The way we read and absorb information has changed dramatically over the past decade and I’ve been wondering for the past few days whether the ideal style of writing has changed too.
Ten years ago I was still reading a daily newspaper in print format. While the newspapers and big media organisations had websites, they were semi-peripheral. I remember that BBC News online went down on 9/11 and we had to transfer to the pub opposite to watch on TV. The big name blog and news sites such as Huffington Post didn’t exist yet. There certainly wasn’t a Twitter or a Facebook.
So in general my media intake was pretty simple — and written in one style. It included some pictures and some advertisements but was written to be readable.
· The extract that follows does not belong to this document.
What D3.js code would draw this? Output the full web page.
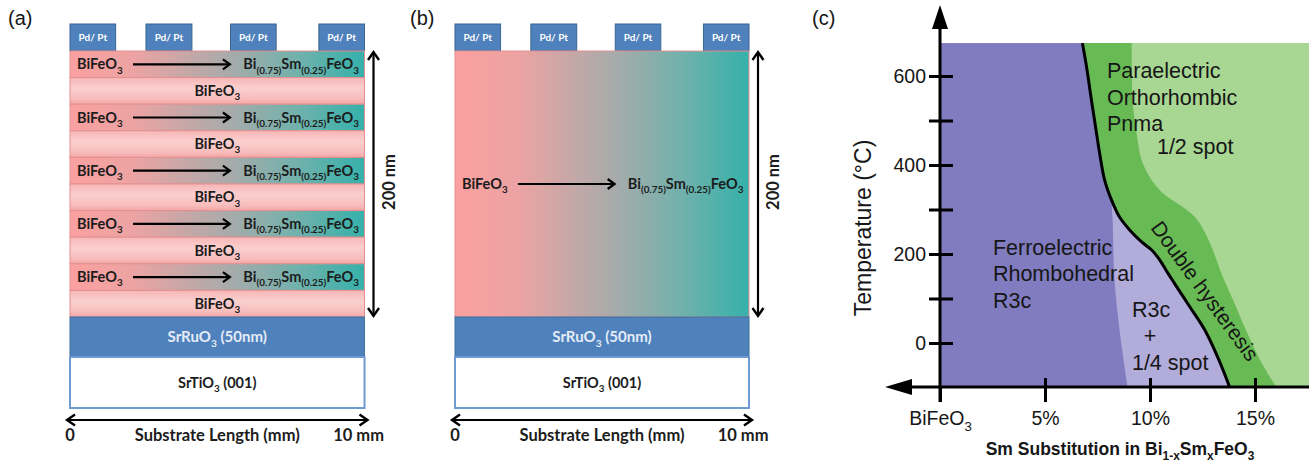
<!DOCTYPE html>
<html>
<head>
<meta charset="utf-8">
<script src="https://cdn.jsdelivr.net/npm/d3@7"></script>
<style>
  body { margin: 0; background: #fff; }
  svg { display: block; }
</style>
</head>
<body>
<svg id="fig" width="1309" height="463"></svg>
<script>
// ---------------- data ----------------
// Pd/Pt top electrodes, start/end along the 10 mm substrate
const padSpansMm = [[0, 1.55], [2.58, 4.14], [5.45, 7.0], [8.45, 10]];
// superlattice sequence, top to bottom (graded = BiFeO3 -> Bi0.75Sm0.25FeO3)
const superlattice = ["graded", "plain", "graded", "plain", "graded", "plain", "graded", "plain", "graded", "plain"];
const formulaParent = [["BiFeO"], ["3", 1]];
const formulaEnd = [["Bi"], ["(0.75)", 1], ["Sm"], ["(0.25)", 1], ["FeO"], ["3", 1]];
const srRuO3Label = [["SrRuO"], ["3", 1], [" (50nm)"]];
const srTiO3Label = [["SrTiO"], ["3", 1], [" (001)"]];
const lengthLabels = ["0", "Substrate Length (mm)", "10 mm"];
const thicknessLabel = "200 nm";
const panelLabels = ["(a)", "(b)", "(c)"];

// phase diagram: composition (% Sm) vs temperature (°C)
const compTicks = [0, 5, 10, 15];
const compTickLabels = ["BiFeO3", "5%", "10%", "15%"];
const tempTicks = [0, 100, 200, 300, 400, 500, 600];
const tempLabels = [0, 200, 400, 600];
// ferroelectric R3c / paraelectric Pnma boundary
const paraBoundary = [
  [6.78, 674], [6.98, 620], [7.21, 546], [7.41, 485], [7.60, 427], [7.84, 366],
  [8.17, 321], [8.55, 283], [9.03, 254], [9.60, 227], [10.08, 209], [10.46, 187],
  [10.85, 157], [11.18, 133], [11.90, 81], [12.61, 29], [13.28, -38], [13.79, -99]
];
// outer edge of the double-hysteresis band
const hysteresisEdge = [
  [9.13, 674], [9.17, 546], [9.36, 472], [9.60, 411], [10.08, 366], [10.70, 333],
  [11.42, 310], [12.14, 283], [12.61, 249], [12.99, 209], [13.43, 153], [13.95, 97],
  [14.57, 29], [15.24, -38], [16.01, -99]
];
// edge of the R3c + 1/4 spot region
const mixedEdge = [[8.17, 321], [8.22, 276], [8.31, 142], [8.55, 29], [8.93, -99]];
const compRange = [0, 17.6];
const tempRange = [-99, 674];

const paraLabel = ["Paraelectric", "Orthorhombic", "Pnma"];
const ferroLabel = ["Ferroelectric", "Rhombohedral", "R3c"];
const mixedLabel = ["R3c", "+", "1/4 spot"];
const halfSpotLabel = "1/2 spot";
const bandLabel = "Double hysteresis";

// ---------------- styling ----------------
const SCH = "Lato, 'Open Sans', sans-serif";
const ARIAL = "'Liberation Sans', Arial, sans-serif";
const svg = d3.select("#fig");
const defs = svg.append("defs");

const gradH = defs.append("linearGradient").attr("id", "graded").attr("x1", 0).attr("x2", 1).attr("y1", 0).attr("y2", 0);
[[0, "#fba0a0"], [0.22, "#eca3a3"], [0.52, "#acaaaa"], [0.76, "#74b1ac"], [1, "#35b1aa"]]
  .forEach(([o, c]) => gradH.append("stop").attr("offset", o).attr("stop-color", c));
const gradP = defs.append("linearGradient").attr("id", "pink").attr("x1", 0).attr("x2", 0).attr("y1", 0).attr("y2", 1);
[[0, "#f7b6b6"], [0.4, "#fbcfcf"], [0.8, "#f8bdbd"], [1, "#f3a5a5"]]
  .forEach(([o, c]) => gradP.append("stop").attr("offset", o).attr("stop-color", c));

// chemical formula with subscripts
function addChem(text, segs, fs) {
  const off = fs * 0.3;
  let low = false;
  segs.forEach(([s, sub]) => {
    const t = text.append("tspan").text(s);
    if (sub) {
      t.attr("font-size", fs * 0.68);
      if (!low) { t.attr("dy", off); low = true; }
    } else if (low) { t.attr("dy", -off); low = false; }
  });
  return text;
}

function chevron(g, tx, ty, dir, len, half, w) {
  // dir: unit vector the arrow points to
  const [dx, dy] = dir;
  const bx = tx - dx * len, by = ty - dy * len;
  const px = -dy * half, py = dx * half;
  g.append("path")
    .attr("d", `M${bx + px},${by + py}L${tx},${ty}L${bx - px},${by - py}`)
    .attr("fill", "none").attr("stroke", "#000").attr("stroke-width", w)
    .attr("stroke-linejoin", "miter").attr("stroke-linecap", "butt");
}

// ---------------- panels (a) and (b): device stacks ----------------
const stackY = { pads: [24, 51], film: [51, 317], srRuO3: [317, 357], srTiO3: [357, 408] };

function device(x0, x1, layered) {
  const g = svg.append("g");
  const x = d3.scaleLinear([0, 10], [x0, x1]);
  const rows = d3.scaleBand(d3.range(superlattice.length), stackY.film);

  // electrodes
  const pads = g.selectAll(".pad").data(padSpansMm).join("g");
  pads.append("rect")
    .attr("x", d => x(d[0])).attr("width", d => x(d[1]) - x(d[0]))
    .attr("y", stackY.pads[0]).attr("height", stackY.pads[1] - stackY.pads[0])
    .attr("fill", "#4f81bd").attr("stroke", "#3a6593").attr("stroke-width", 1);
  pads.append("text")
    .attr("x", d => x((d[0] + d[1]) / 2)).attr("y", (stackY.pads[0] + stackY.pads[1]) / 2 + 3.5)
    .attr("text-anchor", "middle").attr("font-family", SCH).attr("font-weight", 700)
    .attr("font-size", 10).attr("fill", "#fff").text("Pd/ Pt");

  function gradedRow(yTop, h) {
    g.append("rect").attr("x", x(0)).attr("width", x(10) - x(0)).attr("y", yTop).attr("height", h)
      .attr("fill", "url(#graded)").attr("stroke", "#e39090").attr("stroke-width", 1);
    const yc = yTop + h / 2;
    addChem(g.append("text").attr("x", x(0.24)).attr("y", yc + 5)
      .attr("font-family", SCH).attr("font-weight", 700).attr("font-size", 14.5).attr("fill", "#1c1c1c"),
      formulaParent, 14.5);
    g.append("line").attr("x1", x(2.14)).attr("x2", x(5.38)).attr("y1", yc).attr("y2", yc)
      .attr("stroke", "#000").attr("stroke-width", 2.2);
    chevron(g, x(5.43), yc, [1, 0], 7, 5, 2.2);
    addChem(g.append("text").attr("x", x(9.81)).attr("y", yc + 5).attr("text-anchor", "end")
      .attr("font-family", SCH).attr("font-weight", 700).attr("font-size", 14.5).attr("fill", "#1c1c1c"),
      formulaEnd, 14.5);
  }

  if (layered) {
    superlattice.forEach((kind, i) => {
      const yTop = rows(i), h = rows.bandwidth();
      if (kind === "graded") gradedRow(yTop, h);
      else {
        g.append("rect").attr("x", x(0)).attr("width", x(10) - x(0)).attr("y", yTop).attr("height", h)
          .attr("fill", "url(#pink)").attr("stroke", "#e39090").attr("stroke-width", 1);
        addChem(g.append("text").attr("x", x(5)).attr("y", yTop + h / 2 + 5).attr("text-anchor", "middle")
          .attr("font-family", SCH).attr("font-weight", 700).attr("font-size", 14.5).attr("fill", "#1c1c1c"),
          formulaParent, 14.5);
      }
    });
  } else {
    gradedRow(stackY.film[0], stackY.film[1] - stackY.film[0]);
  }

  // buffer electrode and substrate
  g.append("rect").attr("x", x(0)).attr("width", x(10) - x(0))
    .attr("y", stackY.srRuO3[0]).attr("height", stackY.srRuO3[1] - stackY.srRuO3[0])
    .attr("fill", "#4f81bd").attr("stroke", "#41719c").attr("stroke-width", 1);
  addChem(g.append("text").attr("x", x(5)).attr("y", (stackY.srRuO3[0] + stackY.srRuO3[1]) / 2 + 5)
    .attr("text-anchor", "middle").attr("font-family", SCH).attr("font-weight", 700)
    .attr("font-size", 15).attr("fill", "#e4ecf6"), srRuO3Label, 15);
  g.append("rect").attr("x", x(0)).attr("width", x(10) - x(0))
    .attr("y", stackY.srTiO3[0]).attr("height", stackY.srTiO3[1] - stackY.srTiO3[0])
    .attr("fill", "#fff").attr("stroke", "#6f9bd2").attr("stroke-width", 2);
  addChem(g.append("text").attr("x", x(5)).attr("y", (stackY.srTiO3[0] + stackY.srTiO3[1]) / 2 + 5)
    .attr("text-anchor", "middle").attr("font-family", SCH).attr("font-weight", 700)
    .attr("font-size", 14.5).attr("fill", "#1c1c1c"), srTiO3Label, 14.5);

  // substrate length double arrow
  const ya = 420;
  g.append("line").attr("x1", x(0) - 2).attr("x2", x(10) + 2).attr("y1", ya).attr("y2", ya)
    .attr("stroke", "#000").attr("stroke-width", 2.2);
  chevron(g, x(0) - 3, ya, [-1, 0], 8, 5.5, 2.4);
  chevron(g, x(10) + 3, ya, [1, 0], 8, 5.5, 2.4);
  [0, 5, 9.8].forEach((mm, i) => {
    g.append("text").attr("x", x(mm)).attr("y", 441).attr("text-anchor", "middle")
      .attr("font-family", SCH).attr("font-weight", 700).attr("font-size", 16.5).attr("fill", "#1c1c1c")
      .text(lengthLabels[i]);
  });

  // film thickness double arrow
  const xv = x(10) + 9;
  g.append("line").attr("x1", xv).attr("x2", xv).attr("y1", stackY.film[0] + 2).attr("y2", stackY.film[1] - 2)
    .attr("stroke", "#000").attr("stroke-width", 2.2);
  chevron(g, xv, stackY.film[0] + 1, [0, -1], 8, 5.5, 2.4);
  chevron(g, xv, stackY.film[1] - 1, [0, 1], 8, 5.5, 2.4);
  g.append("text").attr("transform", `translate(${xv + 21},${(stackY.film[0] + stackY.film[1]) / 2 - 2}) rotate(-90)`)
    .attr("text-anchor", "middle").attr("font-family", SCH).attr("font-weight", 700)
    .attr("font-size", 16.5).attr("fill", "#1c1c1c").text(thicknessLabel);
}

device(70, 364.5, true);
device(455, 749, false);

// ---------------- panel (c): phase diagram ----------------
const gc = svg.append("g");
const cx = d3.scaleLinear([0, 15], [940, 1255]);
const cy = d3.scaleLinear([0, 600], [343, 76]);
const plotLeft = cx(compRange[0]), plotRight = cx(compRange[1]);
const plotTop = cy(tempRange[1]), plotBottom = cy(tempRange[0]);

defs.append("clipPath").attr("id", "plotClip").append("rect")
  .attr("x", plotLeft).attr("y", plotTop).attr("width", plotRight - plotLeft).attr("height", plotBottom - plotTop);
const plot = gc.append("g").attr("clip-path", "url(#plotClip)");

const curve = d3.line().x(d => cx(d[0])).y(d => cy(d[1])).curve(d3.curveCatmullRom.alpha(0.5));
const rightSide = `L${plotRight + 5},${plotBottom + 5}L${plotRight + 5},${plotTop - 5}Z`;

plot.append("rect").attr("x", plotLeft).attr("y", plotTop).attr("width", plotRight - plotLeft).attr("height", plotBottom - plotTop)
  .attr("fill", "#807cbf");
plot.append("path")
  .attr("d", curve(mixedEdge) + `L${cx(15)},${plotBottom + 5}L${cx(12)},${cy(321)}Z`)
  .attr("fill", "#b2acda");
plot.append("path").attr("d", curve(paraBoundary) + rightSide).attr("fill", "#68bb54");
plot.append("path").attr("d", curve(hysteresisEdge) + rightSide).attr("fill", "#a8d693");
plot.append("path").attr("d", curve(paraBoundary)).attr("fill", "none")
  .attr("stroke", "#000").attr("stroke-width", 3);

// region labels
function lines(arr, xv, yBase, step, anchor) {
  arr.forEach((s, i) => {
    gc.append("text").attr("x", xv).attr("y", yBase + i * step).attr("text-anchor", anchor || "start")
      .attr("font-family", ARIAL).attr("font-size", 21.5).attr("fill", "#161616").text(s);
  });
}
lines(paraLabel, cx(7.95), cy(595), 26.5);
lines([halfSpotLabel], cx(10.33), cy(425), 0);
lines(ferroLabel, cx(2.52), cy(198), 26.5);
lines([mixedLabel[0]], cx(9.14), cy(58), 0);
lines([mixedLabel[1]], cx(10.0), cy(0), 0, "middle");
lines([mixedLabel[2]], cx(9.14), cy(-61), 0);
gc.append("text")
  .attr("transform", `translate(${cx(12.62)},${cy(117)}) rotate(54)`)
  .attr("text-anchor", "middle").attr("dy", "0.35em")
  .attr("font-family", ARIAL).attr("font-size", 21).attr("fill", "#161616").text(bandLabel);

// axes
const yAxis = d3.axisLeft(cy).tickValues(tempTicks)
  .tickFormat(d => tempLabels.includes(d) ? d : "").tickSizeOuter(0).tickSizeInner(11).tickPadding(3);
gc.append("g").attr("transform", `translate(${cx(0)},0)`).call(yAxis)
  .call(g => g.select(".domain").remove())
  .call(g => g.selectAll(".tick line").attr("x1", 13).attr("x2", -11).attr("stroke", "#000").attr("stroke-width", 3))
  .call(g => g.selectAll(".tick text").attr("font-family", ARIAL).attr("font-size", 19.5).attr("fill", "#161616"));

const xAxis = d3.axisBottom(cx).tickValues(compTicks)
  .tickFormat((d, i) => compTickLabels[i]).tickSizeOuter(0).tickSizeInner(15).tickPadding(9);
gc.append("g").attr("transform", `translate(0,${plotBottom})`).call(xAxis)
  .call(g => g.select(".domain").remove())
  .call(g => g.selectAll(".tick line").attr("y1", d => d === 0 ? 0 : -9).attr("y2", 15)
    .attr("stroke", "#000").attr("stroke-width", 3))
  .call(g => g.selectAll(".tick text").attr("font-family", ARIAL).attr("font-size", 19.5).attr("fill", "#161616"))
  .call(g => g.selectAll(".tick text").filter(d => d === 0).each(function () {
    const t = d3.select(this).text(null);
    addChem(t, formulaParent, 19.5);
  }));

// axis lines with arrowheads
gc.append("line").attr("x1", cx(0)).attr("x2", cx(0)).attr("y1", 26).attr("y2", plotBottom + 15)
  .attr("stroke", "#000").attr("stroke-width", 3);
gc.append("path").attr("d", `M${cx(0)},5L${cx(0) + 8},29L${cx(0) - 8},29Z`).attr("fill", "#000");
gc.append("line").attr("x1", 910).attr("x2", 1309).attr("y1", plotBottom).attr("y2", plotBottom)
  .attr("stroke", "#000").attr("stroke-width", 3);
gc.append("path").attr("d", `M885,${plotBottom}L912,${plotBottom - 8}L912,${plotBottom + 8}Z`).attr("fill", "#000");

// axis titles
gc.append("text").attr("transform", `translate(871,228) rotate(-90)`).attr("text-anchor", "middle")
  .attr("font-family", ARIAL).attr("font-size", 23).attr("fill", "#161616").text("Temperature (°C)");
addChem(gc.append("text").attr("x", 1120).attr("y", 455).attr("text-anchor", "middle")
  .attr("font-family", ARIAL).attr("font-weight", 700).attr("font-size", 17.5).attr("fill", "#161616"),
  [["Sm Substitution in Bi"], ["1-x", 1], ["Sm"], ["x", 1], ["FeO"], ["3", 1]], 17.5);

// panel letters
[[8, panelLabels[0]], [410, panelLabels[1]], [812, panelLabels[2]]].forEach(([px, s]) => {
  svg.append("text").attr("x", px).attr("y", 25).attr("font-family", ARIAL).attr("font-size", 20)
    .attr("fill", "#161616").text(s);
});
</script>
</body>
</html>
It didn’t include lots of ‘jumping off points’ in the form of hyperlinks or related content and there weren’t hundreds of tweets pointing me to new pieces of comments on articles to read through.
At the time I felt like it was relatively easy to write for everyone. Whether it was a conference programme, a website or the policy pieces we were writing, the style was pretty straightforward. It was something like that of The Economist or the Guardian Weekend Magazine of the time. Sentences were fairly short, we used speech pretty frequently and were sure to avoid jargon.
But ten years on, following the huge fragmentation that’s taken place, I’m not sure it’s possible to write for everyone any more. There used to be an ‘internet audience’ — now there are a multitude. The cacophony of the written word in the internet age makes it harder to write simple, understandable, informative yet entertaining copy. Everything you write has to be for a particular audience and there are very many more audiences than there used to be.